Unlike the siloed databases of yesteryear, converged data platforms (otherwise known as translytical data platforms, like
MongoDB
!), combine transactional (System of Record), operational (System of Engagement), and analytical (System of Insight) workloads onto a single, unified data platform. A converged data platform allows businesses to exploit their mountains of data at the speed and efficiency consumers now demand, and all with lower complexity and risk.
As business leaders seek an edge over their competition, those that prioritize real-time analytics, and move to a converged data platform, will pull further away from their peers.
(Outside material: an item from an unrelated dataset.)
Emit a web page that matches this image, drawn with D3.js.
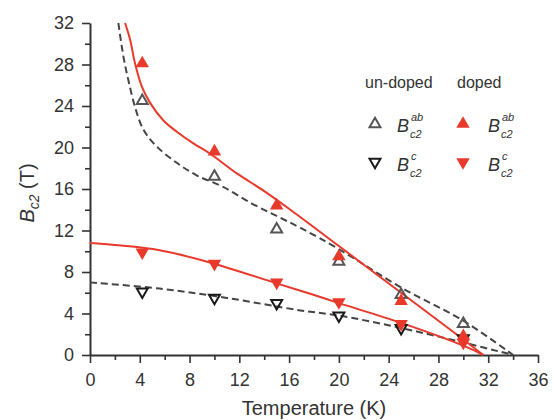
<!DOCTYPE html>
<html><head><meta charset="utf-8">
<script src="https://cdn.jsdelivr.net/npm/d3@7"></script>
<style>body{margin:0;background:#fff;} svg{display:block;font-family:"Liberation Sans",Arial,sans-serif;}</style>
</head><body>
<svg id="chart" width="554" height="420"></svg>
<script>
// ---- data ----
const temps = [4.2, 10, 15, 20, 25, 30];
const undopedAb = [24.6, 17.3, 12.2, 9.1, 5.9, 3.1];
const dopedAb   = [28.2, 19.7, 14.5, 9.6, 5.3, 1.9];
const undopedC  = [6.0, 5.4, 4.9, 3.7, 2.5, 1.5];
const dopedC    = [9.8, 8.7, 6.9, 5.0, 2.9, 1.1];

// fitted curves
const dopedAbFitT = [2.82, 3.22, 3.62, 4.16, 4.83, 5.9, 7.0, 8.3, 9.66, 11.8, 14, 16.1, 20, 25, 30, 31.6];
const dopedAbFitB = [32, 30.4, 28.1, 25.9, 24.3, 22.6, 21.5, 20.4, 19.4, 17.5, 15.8, 14.0, 10.5, 6.0, 1.5, 0];
const undopedAbFitT = [2.28, 2.68, 3.08, 3.62, 4.3, 5.36, 7.0, 8.6, 10.7, 13, 15, 17, 20, 25, 30, 34];
const undopedAbFitB = [32, 28.8, 26.5, 23.9, 21.7, 20.1, 18.5, 17.3, 16.2, 14.6, 13.4, 12.2, 10.2, 6.5, 3.3, 0];
const dopedCFitT = [0, 2, 5.6, 9.7, 15, 17.7, 20, 25, 30, 31.6];
const dopedCFitB = [10.8, 10.6, 10.1, 8.9, 6.9, 5.9, 5.0, 3.1, 0.9, 0];
const undopedCFitT = [0, 5.6, 11, 16.9, 20, 25, 30, 34];
const undopedCFitB = [7.0, 6.4, 5.5, 4.3, 3.8, 2.6, 1.2, 0];

const xTicks = [0, 4, 8, 12, 16, 20, 24, 28, 32, 36];
const yTicks = [0, 4, 8, 12, 16, 20, 24, 28, 32];
const xMinor = [2, 6, 10, 14, 18, 22, 26, 30, 34];
const yMinor = [2, 6, 10, 14, 18, 22, 26, 30];

// ---- drawing ----
const RED = "#e8392b", DASH = "#454545", AX = "#333";
const svg = d3.select("#chart");
const x = d3.scaleLinear().domain([0, 36]).range([90, 538]);
const y = d3.scaleLinear().domain([0, 32]).range([355, 23]);

// axes
const gx = svg.append("g").attr("transform", "translate(0,355)")
  .call(d3.axisBottom(x).tickValues(xTicks).tickSize(8).tickSizeOuter(0).tickPadding(10));
const gxm = svg.append("g").attr("transform", "translate(0,355)")
  .call(d3.axisBottom(x).tickValues(xMinor).tickSize(5).tickFormat("").tickSizeOuter(0));
const gy = svg.append("g").attr("transform", "translate(90,0)")
  .call(d3.axisLeft(y).tickValues(yTicks).tickSize(8).tickSizeOuter(0).tickPadding(8));
const gym = svg.append("g").attr("transform", "translate(90,0)")
  .call(d3.axisLeft(y).tickValues(yMinor).tickSize(5).tickFormat("").tickSizeOuter(0));
[gx, gxm, gy, gym].forEach(g => {
  g.selectAll("path").attr("stroke", AX).attr("stroke-width", 2);
  g.selectAll("line").attr("stroke", AX).attr("stroke-width", 1.6);
  g.selectAll("text").attr("font-size", 18).attr("fill", AX).attr("font-family", "Liberation Sans, Arial, sans-serif");
});
gxm.select("path").remove(); gym.select("path").remove();

// curves
const zip = (a, b) => a.map((v, i) => [v, b[i]]);
const line = d3.line().x(d => x(d[0])).y(d => y(d[1])).curve(d3.curveCatmullRom.alpha(0.5));

svg.append("path").attr("d", line(zip(undopedAbFitT, undopedAbFitB)))
  .attr("fill", "none").attr("stroke", DASH).attr("stroke-width", 2).attr("stroke-dasharray", "7,4");
svg.append("path").attr("d", line(zip(undopedCFitT, undopedCFitB)))
  .attr("fill", "none").attr("stroke", DASH).attr("stroke-width", 2).attr("stroke-dasharray", "7,4");
svg.append("path").attr("d", line(zip(dopedAbFitT, dopedAbFitB)))
  .attr("fill", "none").attr("stroke", RED).attr("stroke-width", 2);
svg.append("path").attr("d", line(zip(dopedCFitT, dopedCFitB)))
  .attr("fill", "none").attr("stroke", RED).attr("stroke-width", 2);

// markers
const triOpen = d3.symbol().type(d3.symbolTriangle).size(52);
const triFill = d3.symbol().type(d3.symbolTriangle).size(78);
function markers(vals, sym, up, fill, stroke) {
  svg.append("g").selectAll("path").data(zip(temps, vals)).join("path")
    .attr("d", sym())
    .attr("transform", d => `translate(${x(d[0])},${y(d[1]) + (up ? 1 : -1)}) rotate(${up ? 0 : 180})`)
    .attr("fill", fill).attr("stroke", stroke).attr("stroke-width", stroke === "none" ? 0 : 2);
}
markers(undopedC, triOpen, false, "none", "#1a1a1a");
markers(undopedAb, triOpen, true, "none", "#555");
markers(dopedC, triFill, false, RED, "none");
markers(dopedAb, triFill, true, RED, "none");

// axis titles
svg.append("text").attr("x", 314).attr("y", 415).attr("text-anchor", "middle")
  .attr("font-size", 20).attr("fill", AX).text("Temperature (K)");
const yt = svg.append("text").attr("transform", "translate(34,193) rotate(-90)")
  .attr("text-anchor", "middle").attr("font-size", 20).attr("fill", AX);
yt.append("tspan").attr("font-style", "italic").text("B");
yt.append("tspan").attr("font-style", "italic").attr("font-size", 14).attr("dy", 5).text("c2");
yt.append("tspan").attr("dy", -5).text(" (T)");

// legend
const lg = svg.append("g").attr("fill", AX);
lg.append("text").attr("x", 365).attr("y", 88).attr("font-size", 16).text("un-doped");
lg.append("text").attr("x", 457).attr("y", 88).attr("font-size", 16).text("doped");
function legSym(cx, cy, sym, up, fill, stroke) {
  lg.append("path").attr("d", sym()).attr("transform", `translate(${cx},${cy}) rotate(${up ? 0 : 180})`)
    .attr("fill", fill).attr("stroke", stroke).attr("stroke-width", stroke === "none" ? 0 : 2);
}
function legLabel(bx, base, sup) {
  lg.append("text").attr("x", bx).attr("y", base).attr("font-size", 18).attr("font-style", "italic").text("B");
  lg.append("text").attr("x", bx + 14).attr("y", base - 11).attr("font-size", 11).attr("font-style", "italic").text(sup);
  lg.append("text").attr("x", bx + 13).attr("y", base + 6).attr("font-size", 11).attr("font-style", "italic").text("c2");
}
legSym(375, 124, triOpen, true, "none", "#555");
legSym(463, 124, triFill, true, RED, "none");
legSym(375, 162, triOpen, false, "none", "#1a1a1a");
legSym(463, 162, triFill, false, RED, "none");
legLabel(397, 132, "ab");
legLabel(488, 132, "ab");
legLabel(397, 171, "c");
legLabel(488, 171, "c");
</script>
</body></html>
Not Every Cloud Has a Silver Lining
From retail to recreation, hospitality to healthcare, moving data and operations to the cloud was already a right of passage on the way to digital transformation. The COVID-19 pandemic simply accelerated this move.
But
with speed, comes even greater risk
, and embracing the cloud on an accelerated timeline is fraught with danger. Do it without proper planning—as in a simple “lift and shift” of your existing setup—and you may find the on-premise issues that currently hamper developer velocity and business agility simply follow you to the cloud.
The COVID-19 pandemic has heightened the need for companies to adopt digital business models—and only cloud platforms can provide the agility, scalability, and innovation required for this transition.
McKinsey, The Next-Normal Recovery Will be Digital
Additionally, all the advantages the cloud affords, such as the ease of scaling your infrastructure, can quickly lead to more architectural silos and technical complexity if handled incorrectly.
Our warning is that, with so many companies rushing their move to the cloud in 2021, many will fail to seize on its transformational benefits, and spend 2022 (and beyond) undoing bad architectural decisions.